Russian Deputy Foreign Minister Sergey Ryabkov, arriving in Geneva for talks with the American side, scandalously declared that "NATO should pack its stuff and return to 1997.”
Here, diplomatic vocabulary is very far away, like everything that the Russian Federation does in the international arena. It is rather similar to the actions of a raider with a criminal past who has not yet served time for his crimes, and, accordingly, the vocabulary of the Russian Foreign Ministry functionaries corresponds to the image of a “hero” who has not yet been legally punished for his atrocities.
So why did Vladimir Putin and the Kremlin propaganda suddenly start talking about 1997? Formally, Moscow recalled the "Founding Act on Russia-NATO Relations" signed on May 27, 1997, although this document does not say a word about the Alliance enlargement policy or any restrictions on the increase of its member countries. It only speaks in a framework about the need for cooperation between the official Moscow and Brussels, as well as the need to refrain from a hostile policy towards each other. But Russia certainly has its own intention of mentioning exactly 1997. Probably, it would be more logical for the Kremlin to refer to 1992, immediately after the collapse of the USSR, but then Ukraine was a nuclear state, including until 1996, and returning to this period is the recognition of the nuclear status of our state.
In 1999, the first NATO expansion among the former European socialist countries (Hungary, Poland, Czech Republic) already took place, and this, too, allegedly does not suit the Kremlin.
Therefore, Moscow's reference to 1997 is obvious - on the one hand, Ukraine should already be nuclear-free, and on the other hand, there has not yet been the first wave of NATO expansion after the collapse of the USSR. Cunningly thought up, but meanwhile: at that time the Crimea was part of Ukraine, as well as separate areas of Donetsk and Luhansk regions. South Ossetia remained part of Georgia. Moreover, on May 27, 1997, to which Moscow refers (the signing of the Russia-NATO agreement), the Agreement on the status and conditions of the presence of the Russian Black Sea Fleet on the territory of Ukraine has not yet been signed. This was done a day later, so it is understandable why the Kremlin is trying to refer to the whole of 1997.

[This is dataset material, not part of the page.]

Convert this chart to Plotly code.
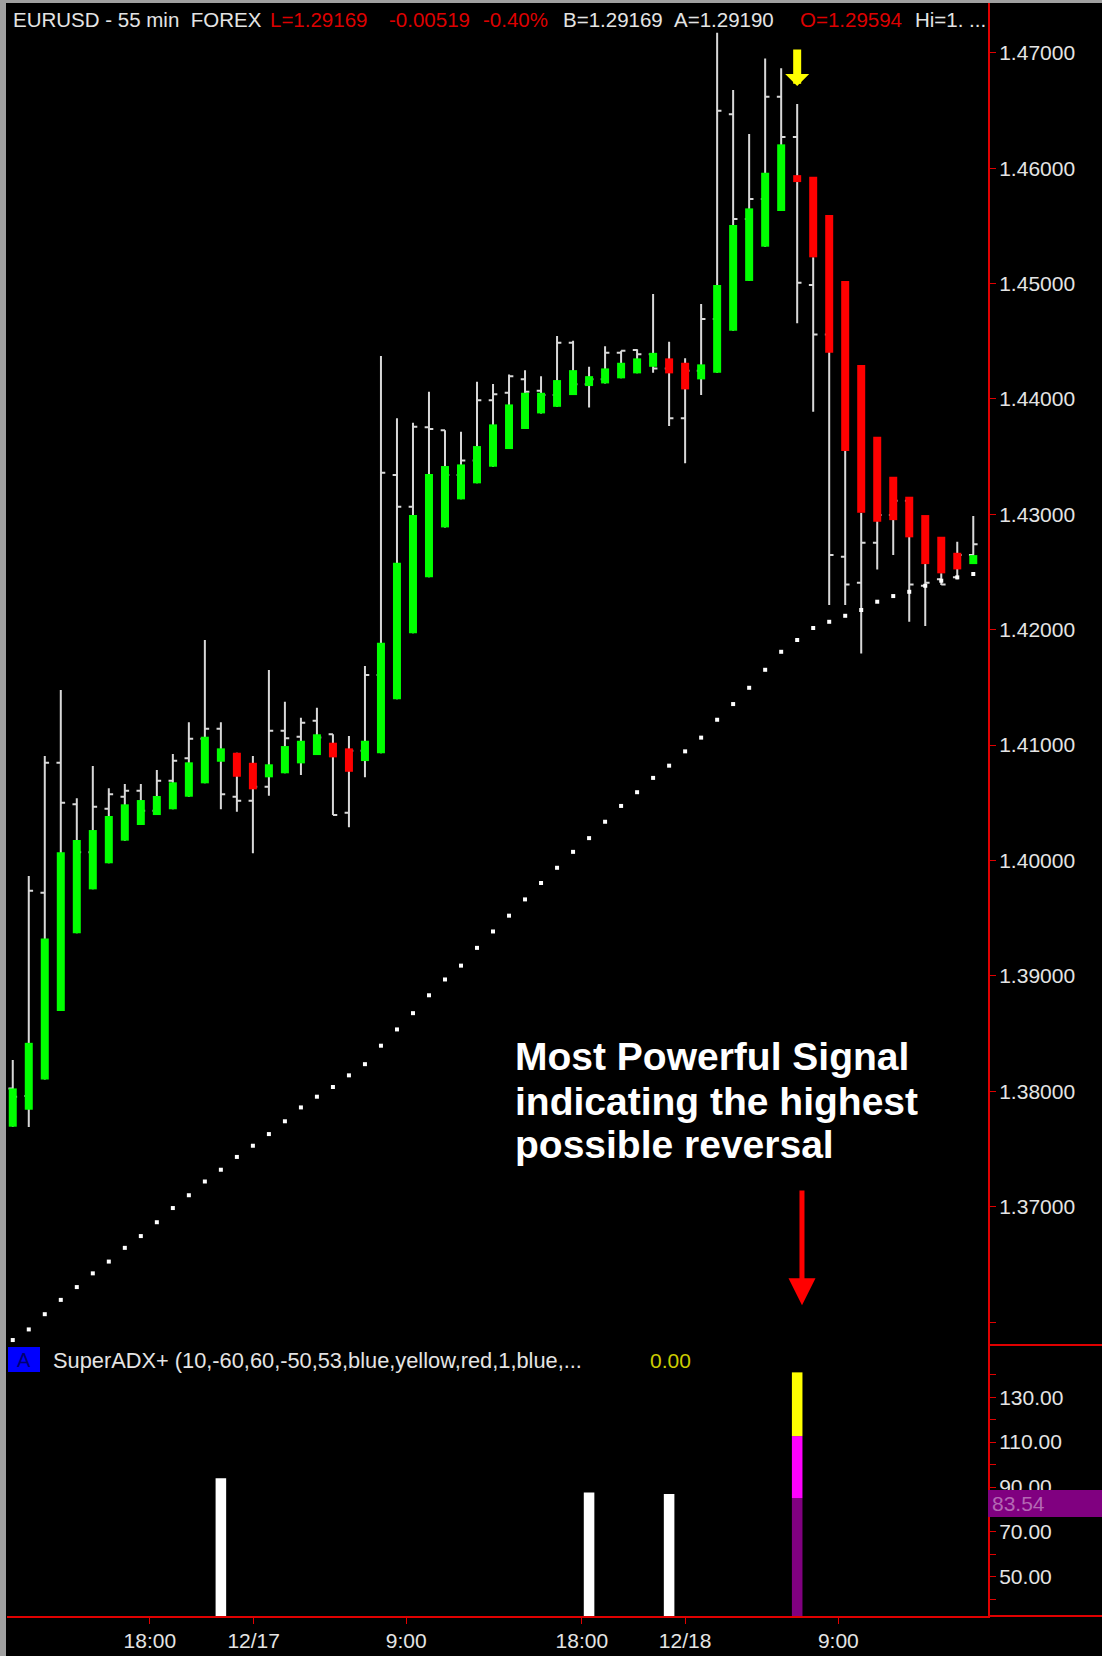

So, it is foolish to start talking about the status quo of 1997 in European security policy until Russia returns the territories seized from Ukraine and Georgia. Moscow has at least some moral right to demand from Kyiv and Brussels that Ukraine not join NATO, only on condition that the temporarily occupied territories of Crimea and the Ukrainian part of Donbas are immediately returned to our state. However, is Russia ready for this?